TASK —
Transcribe the lines below verbatim, skipping the images.

SOURCE MATERIAL —
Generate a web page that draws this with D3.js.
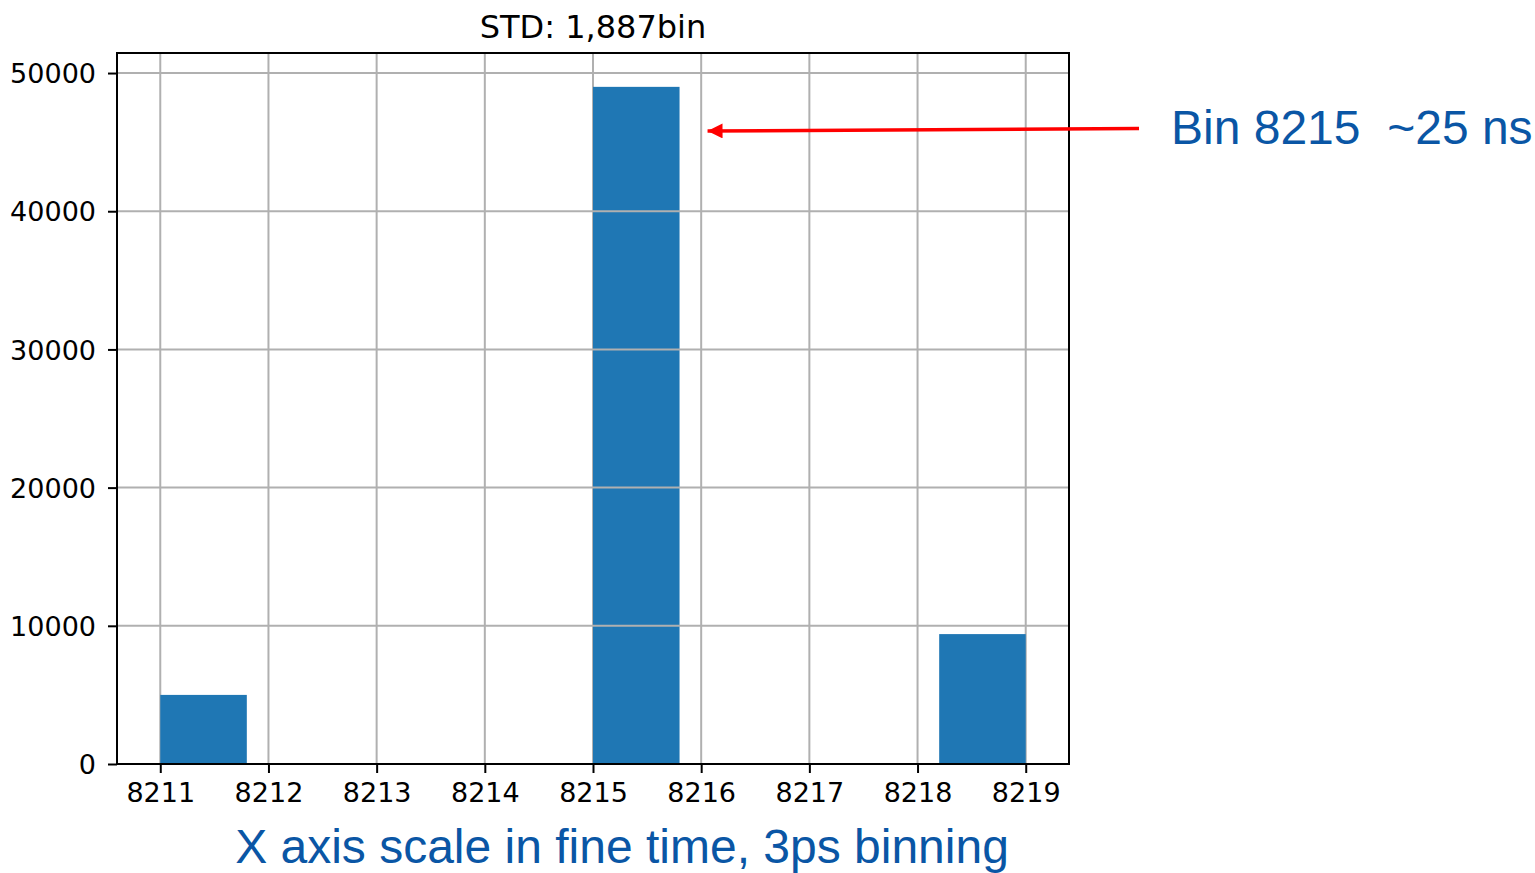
<!DOCTYPE html>
<html>
<head>
<meta charset="utf-8">
<script src="https://cdn.jsdelivr.net/npm/d3@7"></script>
<style>
	body { margin: 0; background: #fff; }
	svg { display: block; }
</style>
</head>
<body>
<svg></svg>
<script>
// histogram bins (10 bins from 8211 to 8219)
var binEdges = [8211, 8211.8, 8212.6, 8213.4, 8214.2, 8215, 8215.8, 8216.6, 8217.4, 8218.2, 8219];
var counts = [5000, 0, 0, 0, 0, 49000, 0, 0, 0, 9400];
var xTicks = [8211, 8212, 8213, 8214, 8215, 8216, 8217, 8218, 8219];
var yTicks = [0, 10000, 20000, 30000, 40000, 50000];
var title = "STD: 1,887bin";
var xCaption = "X axis scale in fine time, 3ps binning";
var note = "Bin 8215  ~25 ns";
var arrowBin = 8215.8;

var margin = {
		top: 53,
		right: 466,
		bottom: 109,
		left: 117
	},
	W = 1535,
	H = 873,
	width = W - margin.left - margin.right,
	height = H - margin.top - margin.bottom;

var svg = d3.select("svg")
	.attr("width", W)
	.attr("height", H);

var g = svg.append("g")
	.attr("transform", "translate(" + margin.left + "," + margin.top + ")");

// scales, with matplotlib's 5% margins
var xMin = binEdges[0], xMax = binEdges[binEdges.length - 1];
var pad = (xMax - xMin) * 0.05;
var scaleX = d3.scaleLinear()
	.domain([xMin - pad, xMax + pad])
	.range([0, width]);

var scaleY = d3.scaleLinear()
	.domain([0, d3.max(counts) * 1.05])
	.range([height, 0]);

// grid
g.append("g")
	.selectAll("line")
	.data(xTicks)
	.enter()
	.append("line")
	.attr("x1", function(d) { return scaleX(d); })
	.attr("x2", function(d) { return scaleX(d); })
	.attr("y1", 0)
	.attr("y2", height)
	.attr("stroke", "#b0b0b0")
	.attr("stroke-width", 2);

// bars
var bins = counts.map(function(c, i) {
	return { x0: binEdges[i], x1: binEdges[i + 1], n: c };
});
g.selectAll("rect.bar")
	.data(bins.filter(function(d) { return d.n > 0; }))
	.enter()
	.append("rect")
	.attr("class", "bar")
	.attr("x", function(d) { return scaleX(d.x0); })
	.attr("width", function(d) { return scaleX(d.x1) - scaleX(d.x0); })
	.attr("y", function(d) { return scaleY(d.n); })
	.attr("height", function(d) { return height - scaleY(d.n); })
	.attr("fill", "#1f77b4");

// horizontal grid drawn over the bars like matplotlib's default here
g.append("g")
	.selectAll("line")
	.data(yTicks)
	.enter()
	.append("line")
	.attr("x1", 0)
	.attr("x2", width)
	.attr("y1", function(d) { return scaleY(d); })
	.attr("y2", function(d) { return scaleY(d); })
	.attr("stroke", "#b0b0b0")
	.attr("stroke-width", 2);

// x axis
var xAxis = g.append("g")
	.attr("transform", "translate(0," + height + ")")
	.call(d3.axisBottom(scaleX).tickValues(xTicks).tickFormat(d3.format("d")).tickSize(9).tickPadding(10));

// y axis
var yAxis = g.append("g")
	.call(d3.axisLeft(scaleY).tickValues(yTicks).tickFormat(d3.format("d")).tickSize(9).tickPadding(12));

[xAxis, yAxis].forEach(function(a) {
	a.select(".domain").remove();
	a.selectAll(".tick line").attr("stroke", "#000").attr("stroke-width", 2);
	a.selectAll(".tick text")
		.attr("fill", "#000")
		.style("font-family", "DejaVu Sans")
		.style("font-size", "27px");
});
yAxis.selectAll(".tick text").attr("dy", "0.36em");
xAxis.selectAll(".tick text").attr("dy", "0.71em");

// frame
g.append("rect")
	.attr("width", width)
	.attr("height", height)
	.attr("fill", "none")
	.attr("stroke", "#000")
	.attr("stroke-width", 2);

// title
g.append("text")
	.attr("x", width / 2)
	.attr("y", -15)
	.attr("text-anchor", "middle")
	.style("font-family", "DejaVu Sans")
	.style("font-size", "32px")
	.text(title);

// annotation arrow
svg.append("defs").append("marker")
	.attr("id", "head")
	.attr("viewBox", "0 0 10 10")
	.attr("refX", 10)
	.attr("refY", 5)
	.attr("markerUnits", "userSpaceOnUse")
	.attr("markerWidth", 16)
	.attr("markerHeight", 15)
	.attr("orient", "auto")
	.append("path")
	.attr("d", "M0,0 L10,5 L0,10 z")
	.attr("fill", "#ff0000");

var tipX = margin.left + scaleX(arrowBin) + 28;
svg.append("line")
	.attr("x1", 1139)
	.attr("y1", 128.5)
	.attr("x2", tipX)
	.attr("y2", 131)
	.attr("stroke", "#ff0000")
	.attr("stroke-width", 3.5)
	.attr("marker-end", "url(#head)");

svg.append("text")
	.attr("x", 1171)
	.attr("y", 144)
	.attr("fill", "#0a56a5")
	.style("font-family", "Liberation Sans, Arial")
	.style("font-size", "48px")
	.style("white-space", "pre")
	.text(note);

svg.append("text")
	.attr("x", margin.left + width / 2 + 29)
	.attr("y", 863)
	.attr("text-anchor", "middle")
	.attr("fill", "#0a56a5")
	.style("font-family", "Liberation Sans, Arial")
	.style("font-size", "48px")
	.text(xCaption);
</script>
</body>
</html>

COMPLETED TASK —
Generate a web page that draws this with D3.js.
<!DOCTYPE html>
<html>
<head>
<meta charset="utf-8">
<script src="https://cdn.jsdelivr.net/npm/d3@7"></script>
<style>
	body { margin: 0; background: #fff; }
	svg { display: block; }
</style>
</head>
<body>
<svg></svg>
<script>
// histogram bins (10 bins from 8211 to 8219)
var binEdges = [8211, 8211.8, 8212.6, 8213.4, 8214.2, 8215, 8215.8, 8216.6, 8217.4, 8218.2, 8219];
var counts = [5000, 0, 0, 0, 0, 49000, 0, 0, 0, 9400];
var xTicks = [8211, 8212, 8213, 8214, 8215, 8216, 8217, 8218, 8219];
var yTicks = [0, 10000, 20000, 30000, 40000, 50000];
var title = "STD: 1,887bin";
var xCaption = "X axis scale in fine time, 3ps binning";
var note = "Bin 8215  ~25 ns";
var arrowBin = 8215.8;

var margin = {
		top: 53,
		right: 466,
		bottom: 109,
		left: 117
	},
	W = 1535,
	H = 873,
	width = W - margin.left - margin.right,
	height = H - margin.top - margin.bottom;

var svg = d3.select("svg")
	.attr("width", W)
	.attr("height", H);

var g = svg.append("g")
	.attr("transform", "translate(" + margin.left + "," + margin.top + ")");

// scales, with matplotlib's 5% margins
var xMin = binEdges[0], xMax = binEdges[binEdges.length - 1];
var pad = (xMax - xMin) * 0.05;
var scaleX = d3.scaleLinear()
	.domain([xMin - pad, xMax + pad])
	.range([0, width]);

var scaleY = d3.scaleLinear()
	.domain([0, d3.max(counts) * 1.05])
	.range([height, 0]);

// grid
g.append("g")
	.selectAll("line")
	.data(xTicks)
	.enter()
	.append("line")
	.attr("x1", function(d) { return scaleX(d); })
	.attr("x2", function(d) { return scaleX(d); })
	.attr("y1", 0)
	.attr("y2", height)
	.attr("stroke", "#b0b0b0")
	.attr("stroke-width", 2);

// bars
var bins = counts.map(function(c, i) {
	return { x0: binEdges[i], x1: binEdges[i + 1], n: c };
});
g.selectAll("rect.bar")
	.data(bins.filter(function(d) { return d.n > 0; }))
	.enter()
	.append("rect")
	.attr("class", "bar")
	.attr("x", function(d) { return scaleX(d.x0); })
	.attr("width", function(d) { return scaleX(d.x1) - scaleX(d.x0); })
	.attr("y", function(d) { return scaleY(d.n); })
	.attr("height", function(d) { return height - scaleY(d.n); })
	.attr("fill", "#1f77b4");

// horizontal grid drawn over the bars like matplotlib's default here
g.append("g")
	.selectAll("line")
	.data(yTicks)
	.enter()
	.append("line")
	.attr("x1", 0)
	.attr("x2", width)
	.attr("y1", function(d) { return scaleY(d); })
	.attr("y2", function(d) { return scaleY(d); })
	.attr("stroke", "#b0b0b0")
	.attr("stroke-width", 2);

// x axis
var xAxis = g.append("g")
	.attr("transform", "translate(0," + height + ")")
	.call(d3.axisBottom(scaleX).tickValues(xTicks).tickFormat(d3.format("d")).tickSize(9).tickPadding(10));

// y axis
var yAxis = g.append("g")
	.call(d3.axisLeft(scaleY).tickValues(yTicks).tickFormat(d3.format("d")).tickSize(9).tickPadding(12));

[xAxis, yAxis].forEach(function(a) {
	a.select(".domain").remove();
	a.selectAll(".tick line").attr("stroke", "#000").attr("stroke-width", 2);
	a.selectAll(".tick text")
		.attr("fill", "#000")
		.style("font-family", "DejaVu Sans")
		.style("font-size", "27px");
});
yAxis.selectAll(".tick text").attr("dy", "0.36em");
xAxis.selectAll(".tick text").attr("dy", "0.71em");

// frame
g.append("rect")
	.attr("width", width)
	.attr("height", height)
	.attr("fill", "none")
	.attr("stroke", "#000")
	.attr("stroke-width", 2);

// title
g.append("text")
	.attr("x", width / 2)
	.attr("y", -15)
	.attr("text-anchor", "middle")
	.style("font-family", "DejaVu Sans")
	.style("font-size", "32px")
	.text(title);

// annotation arrow
svg.append("defs").append("marker")
	.attr("id", "head")
	.attr("viewBox", "0 0 10 10")
	.attr("refX", 10)
	.attr("refY", 5)
	.attr("markerUnits", "userSpaceOnUse")
	.attr("markerWidth", 16)
	.attr("markerHeight", 15)
	.attr("orient", "auto")
	.append("path")
	.attr("d", "M0,0 L10,5 L0,10 z")
	.attr("fill", "#ff0000");

var tipX = margin.left + scaleX(arrowBin) + 28;
svg.append("line")
	.attr("x1", 1139)
	.attr("y1", 128.5)
	.attr("x2", tipX)
	.attr("y2", 131)
	.attr("stroke", "#ff0000")
	.attr("stroke-width", 3.5)
	.attr("marker-end", "url(#head)");

svg.append("text")
	.attr("x", 1171)
	.attr("y", 144)
	.attr("fill", "#0a56a5")
	.style("font-family", "Liberation Sans, Arial")
	.style("font-size", "48px")
	.style("white-space", "pre")
	.text(note);

svg.append("text")
	.attr("x", margin.left + width / 2 + 29)
	.attr("y", 863)
	.attr("text-anchor", "middle")
	.attr("fill", "#0a56a5")
	.style("font-family", "Liberation Sans, Arial")
	.style("font-size", "48px")
	.text(xCaption);
</script>
</body>
</html>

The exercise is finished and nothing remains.